Explainable machine learning to uncover hydrogen diffusion mechanism in clinopyroxene

Abstract

Estimating the water content of mantle-derived magma using clinopyroxene (cpx) phenocrysts serves as a valuable constraint on the water budget in deep Earth. Intricate magma processes and the high hydrogen diffusion rate necessitate careful evaluations of whether the water content in cpx preserves its original state. Machine learning (ML) has been utilized to develop a classifier for judging hydrogen diffusion in cpx. Nevertheless, the opaqueness and complexity of most ML models hinder a clear understanding of their classification principles. To elucidate the mechanistic basis of the ML model, the Shapley theory is integrated to determine the contributions of major elements of cpx as features in a linear additive manner.
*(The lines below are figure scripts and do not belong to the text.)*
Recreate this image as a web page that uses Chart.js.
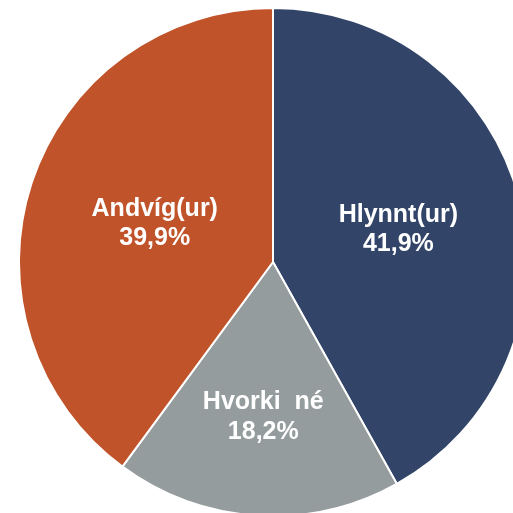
<!DOCTYPE html>
<html lang="is">
<head>
    <meta charset="UTF-8">
    <title>Afstaða</title>
    <script src="https://cdn.jsdelivr.net/npm/chart.js"></script>
    <style>
        html, body { margin: 0; padding: 0; background: #fff; overflow: hidden; width: 513px; height: 513px; }
        #wrap { position: absolute; left: 18px; top: 7px; width: 510px; height: 510px; }
    </style>
</head>
<body>
    <div id="wrap"><canvas id="pieChart" width="510" height="510"></canvas></div>

    <script>
        const categories = ['Hlynnt(ur)', 'Hvorki  né', 'Andvíg(ur)'];
        const shares = [41.9, 18.2, 39.9];
        const valueLabels = ['41,9%', '18,2%', '39,9%'];
        const sliceColors = ['#324568', '#959C9D', '#C05329'];
        // how far out from the centre each label sits (fraction of radius)
        const labelRadius = [0.51, 0.61, 0.49];

        const sliceLabels = {
            id: 'sliceLabels',
            afterDatasetsDraw(chart) {
                const ctx = chart.ctx;
                const meta = chart.getDatasetMeta(0);
                ctx.save();
                ctx.fillStyle = '#ffffff';
                ctx.font = 'bold 25px "Liberation Sans", Arial, sans-serif';
                ctx.textAlign = 'center';
                ctx.textBaseline = 'middle';
                meta.data.forEach((arc, i) => {
                    const mid = (arc.startAngle + arc.endAngle) / 2;
                    const r = arc.outerRadius * labelRadius[i];
                    const x = arc.x + Math.cos(mid) * r;
                    const y = arc.y + Math.sin(mid) * r;
                    ctx.fillText(categories[i], x, y - 14.5);
                    ctx.fillText(valueLabels[i], x, y + 15);
                });
                ctx.restore();
            }
        };

        new Chart(document.getElementById('pieChart'), {
            type: 'pie',
            data: {
                labels: categories,
                datasets: [{
                    data: shares,
                    backgroundColor: sliceColors,
                    borderColor: '#ffffff',
                    borderWidth: 2
                }]
            },
            options: {
                responsive: false,
                animation: false,
                layout: { padding: 0 },
                plugins: {
                    legend: { display: false },
                    tooltip: { enabled: false }
                }
            },
            plugins: [sliceLabels]
        });
    </script>
</body>
</html>
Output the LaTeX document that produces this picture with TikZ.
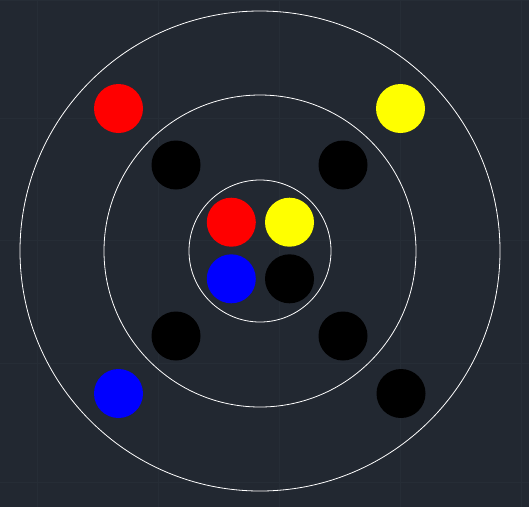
\documentclass[tikz,border=0pt]{standalone}
\definecolor{bg}{HTML}{222831}
\definecolor{gridc}{HTML}{262D36}
\definecolor{dred}{HTML}{FF0000}
\definecolor{dyel}{HTML}{FFFF00}
\definecolor{dblue}{HTML}{0000FF}
\tikzset{
  ring/.style={circle, draw=white, line width=0.8pt, inner sep=0pt, minimum size=#1},
  dot/.style={circle, fill=#1, draw=none, inner sep=0pt, minimum size=49pt},
}
\begin{document}
\begin{tikzpicture}[x=1pt,y=-1pt]
\fill[bg] (0,0) rectangle (529,507);
\useasboundingbox (0,0) rectangle (529,507);
\foreach \gx in {37,158,279,400,521} \draw[gridc, line width=0.8pt] (\gx,0) -- (\gx,507);
\foreach \gy in {0,118,240,363,482} \draw[gridc, line width=0.8pt] (0,\gy) -- (529,\gy);
\node[ring=480pt] (outer) at (260,251) {};
\node[ring=312pt] (middle) at (260,251) {};
\node[ring=142pt] (inner) at (260,251) {};
\node[dot=dred] (r1) at (118.5,108.5) {};
\node[dot=dyel] (y1) at (400.5,108.5) {};
\node[dot=dblue] (b1) at (118.5,393.5) {};
\node[dot=black] (k1) at (401,393.5) {};
\node[dot=black] (k2) at (176,165) {};
\node[dot=black] (k3) at (343,165) {};
\node[dot=black] (k4) at (176,336) {};
\node[dot=black] (k5) at (343,336) {};
\node[dot=dred] (r2) at (231.3,222.2) {};
\node[dot=dyel] (y2) at (289.5,222.2) {};
\node[dot=dblue] (b2) at (231.3,278.8) {};
\node[dot=black] (k6) at (289.5,278.8) {};
\end{tikzpicture}
\end{document}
This study achieves superior classification performance using an extreme gradient boosting model and innovatively presents a quantitative evaluation of feature importance at the sample level for each observation. The results indicate that Na plays a predominant role in the diffusion process surpassing other major elements and its associated hydrogen can easily diffuse out of cpx. Our model also identifies various hydrogen association modes in different elemental compositions and puts constraints on the properties of incorporated hydrogen with non-lattice forming elements in cpx. The findings demonstrate that the application of explainable ML methods in mineralogy holds significant potential for advancing the comprehension of geological phenomena.